• **Requirement**: Return, without pictures, the lines from the start of the data through the one that contains "0.4233, 0.4233, 0.4235, 0.4241, 0.4238, 0.4237, 0.4238, 0.4241]".

• **Information shown**:

^^^^^^^^

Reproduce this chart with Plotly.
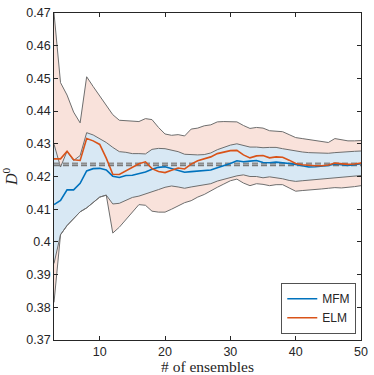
import plotly.graph_objects as go

# number of ensembles (x)
ensembles = list(range(3, 51))

# mean estimates of D^0
mfm_mean = [0.4114, 0.4127, 0.4159, 0.4159, 0.4179, 0.4217, 0.4224, 0.4225, 0.4220, 0.4201,
            0.4197, 0.4203, 0.4204, 0.4208, 0.4214, 0.4222, 0.4228, 0.4230, 0.4224, 0.4220,
            0.4213, 0.4215, 0.4217, 0.4218, 0.4220, 0.4227, 0.4233, 0.4240, 0.4248, 0.4245,
            0.4247, 0.4249, 0.4243, 0.4242, 0.4244, 0.4243, 0.4240, 0.4237, 0.4232, 0.4229,
            0.4230, 0.4231, 0.4234, 0.4238, 0.4235, 0.4234, 0.4236, 0.4239]
elm_mean = [0.4254, 0.4254, 0.4277, 0.4251, 0.4249, 0.4316, 0.4309, 0.4298, 0.4256, 0.4207,
            0.4206, 0.4217, 0.4227, 0.4239, 0.4245, 0.4224, 0.4215, 0.4212, 0.4219, 0.4226,
            0.4223, 0.4238, 0.4248, 0.4255, 0.4260, 0.4270, 0.4275, 0.4279, 0.4280, 0.4266,
            0.4257, 0.4263, 0.4264, 0.4257, 0.4260, 0.4259, 0.4250, 0.4240, 0.4236, 0.4234,
            0.4233, 0.4233, 0.4235, 0.4241, 0.4238, 0.4237, 0.4238, 0.4241]

# band limits
mfm_upper = [0.4299, 0.4229, 0.4277, 0.4249, 0.4264, 0.4334, 0.4327, 0.4316, 0.4304, 0.4289,
             0.4276, 0.4274, 0.4270, 0.4270, 0.4269, 0.4283, 0.4286, 0.4285, 0.4280, 0.4276,
             0.4268, 0.4266, 0.4266, 0.4267, 0.4272, 0.4282, 0.4290, 0.4296, 0.4300, 0.4296,
             0.4290, 0.4290, 0.4288, 0.4289, 0.4289, 0.4285, 0.4281, 0.4277, 0.4275, 0.4273,
             0.4272, 0.4271, 0.4271, 0.4273, 0.4275, 0.4276, 0.4277, 0.4278]
mfm_lower = [0.3934, 0.4022, 0.4050, 0.4072, 0.4092, 0.4104, 0.4122, 0.4137, 0.4143, 0.4116,
             0.4118, 0.4128, 0.4136, 0.4140, 0.4146, 0.4152, 0.4160, 0.4167, 0.4171, 0.4168,
             0.4164, 0.4168, 0.4172, 0.4175, 0.4178, 0.4186, 0.4192, 0.4198, 0.4202, 0.4205,
             0.4200, 0.4200, 0.4196, 0.4199, 0.4197, 0.4193, 0.4188, 0.4185, 0.4187, 0.4189,
             0.4191, 0.4192, 0.4193, 0.4195, 0.4197, 0.4199, 0.4201, 0.4203]
elm_upper = [0.4700, 0.4487, 0.4449, 0.4397, 0.4364, 0.4505, 0.4475, 0.4447, 0.4418, 0.4389,
             0.4372, 0.4370, 0.4369, 0.4368, 0.4377, 0.4374, 0.4350, 0.4330, 0.4326, 0.4328,
             0.4324, 0.4345, 0.4348, 0.4355, 0.4358, 0.4367, 0.4368, 0.4368, 0.4367, 0.4356,
             0.4347, 0.4350, 0.4348, 0.4340, 0.4338, 0.4337, 0.4328, 0.4319, 0.4316, 0.4313,
             0.4310, 0.4307, 0.4304, 0.4316, 0.4312, 0.4309, 0.4309, 0.4310]
elm_lower = [0.3815, 0.4022, 0.4050, 0.4072, 0.4092, 0.4104, 0.4122, 0.4137, 0.4143, 0.4027,
             0.4045, 0.4069, 0.4090, 0.4114, 0.4112, 0.4094, 0.4091, 0.4091, 0.4100, 0.4111,
             0.4120, 0.4126, 0.4137, 0.4145, 0.4157, 0.4167, 0.4177, 0.4187, 0.4192, 0.4180,
             0.4172, 0.4178, 0.4176, 0.4172, 0.4175, 0.4175, 0.4165, 0.4155, 0.4157, 0.4158,
             0.4160, 0.4162, 0.4164, 0.4166, 0.4165, 0.4166, 0.4169, 0.4172]

# reference levels (dashed)
ref_levels = [0.4240, 0.4234]

yticks = [0.37, 0.38, 0.39, 0.40, 0.41, 0.42, 0.43, 0.44, 0.45, 0.46, 0.47]
ytick_text = ["0.37", "0.38", "0.39", "0.4", "0.41", "0.42", "0.43", "0.44", "0.45", "0.46", "0.47"]
xticks = [10, 20, 30, 40, 50]

blue = "#0072BD"
orange = "#D95319"
edge = "#6e6e6e"

fig = go.Figure()

# shaded bands: ELM (pink) under MFM (light blue)
for up, lo, fc in [(elm_upper, elm_lower, "#F9E2DB"), (mfm_upper, mfm_lower, "#D8E8F4")]:
    fig.add_trace(go.Scatter(x=ensembles + ensembles[::-1], y=up + lo[::-1],
                             fill="toself", fillcolor=fc, mode="lines",
                             line=dict(width=0), hoverinfo="skip", showlegend=False))

for band in [elm_upper, elm_lower, mfm_upper, mfm_lower]:
    fig.add_trace(go.Scatter(x=ensembles, y=band, mode="lines",
                             line=dict(color=edge, width=1), showlegend=False))

for lev, col in zip(ref_levels, ["#8c8c8c", "#7a7a7a"]):
    fig.add_trace(go.Scatter(x=[ensembles[0], ensembles[-1]], y=[lev, lev], mode="lines",
                             line=dict(color=col, width=1.6, dash="6px,3px"), showlegend=False))

fig.add_trace(go.Scatter(x=ensembles, y=mfm_mean, mode="lines", name="MFM",
                         line=dict(color=blue, width=1.6)))
fig.add_trace(go.Scatter(x=ensembles, y=elm_mean, mode="lines", name="ELM",
                         line=dict(color=orange, width=1.6)))

axis_common = dict(showline=True, linecolor="#262626", linewidth=0.8, mirror="ticks",
                   ticks="inside", ticklen=4, tickcolor="#262626", tickwidth=0.8,
                   showgrid=False, zeroline=False,
                   tickfont=dict(family="Liberation Sans", size=12.5, color="#262626"))

fig.update_xaxes(range=[3, 50], tickvals=xticks, **axis_common)
fig.update_yaxes(range=[0.37, 0.47], tickvals=yticks, ticktext=ytick_text,
                 title=dict(text="<i>D</i><sup>0</sup>", standoff=4,
                            font=dict(family="Liberation Serif", size=16, color="#262626")),
                 **axis_common)

# x-axis title placed as annotation so it sits close to the tick labels
fig.add_annotation(text="# of ensembles", xref="paper", yref="paper", x=0.5, y=-0.081,
                   xanchor="center", yanchor="middle", showarrow=False,
                   font=dict(family="Liberation Serif", size=15.5, color="#262626"))

fig.update_layout(width=374, height=375, margin=dict(l=54, r=8, t=6, b=35),
                  plot_bgcolor="white", paper_bgcolor="white",
                  legend=dict(x=0.982, y=0.02, xanchor="right", yanchor="bottom",
                              bgcolor="white", bordercolor="#262626", borderwidth=0.8,
                              font=dict(family="Liberation Sans", size=12, color="#262626"),
                              tracegroupgap=0, itemwidth=30))

fig.write_html("out.html", config={"displayModeBar": False},
               post_script="document.body.style.margin='0';")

^^^^^^^^

• **Finished answer**:
Reproduce this chart with Plotly.
import plotly.graph_objects as go

# number of ensembles (x)
ensembles = list(range(3, 51))

# mean estimates of D^0
mfm_mean = [0.4114, 0.4127, 0.4159, 0.4159, 0.4179, 0.4217, 0.4224, 0.4225, 0.4220, 0.4201,
            0.4197, 0.4203, 0.4204, 0.4208, 0.4214, 0.4222, 0.4228, 0.4230, 0.4224, 0.4220,
            0.4213, 0.4215, 0.4217, 0.4218, 0.4220, 0.4227, 0.4233, 0.4240, 0.4248, 0.4245,
            0.4247, 0.4249, 0.4243, 0.4242, 0.4244, 0.4243, 0.4240, 0.4237, 0.4232, 0.4229,
            0.4230, 0.4231, 0.4234, 0.4238, 0.4235, 0.4234, 0.4236, 0.4239]
elm_mean = [0.4254, 0.4254, 0.4277, 0.4251, 0.4249, 0.4316, 0.4309, 0.4298, 0.4256, 0.4207,
            0.4206, 0.4217, 0.4227, 0.4239, 0.4245, 0.4224, 0.4215, 0.4212, 0.4219, 0.4226,
            0.4223, 0.4238, 0.4248, 0.4255, 0.4260, 0.4270, 0.4275, 0.4279, 0.4280, 0.4266,
            0.4257, 0.4263, 0.4264, 0.4257, 0.4260, 0.4259, 0.4250, 0.4240, 0.4236, 0.4234,
            0.4233, 0.4233, 0.4235, 0.4241, 0.4238, 0.4237, 0.4238, 0.4241]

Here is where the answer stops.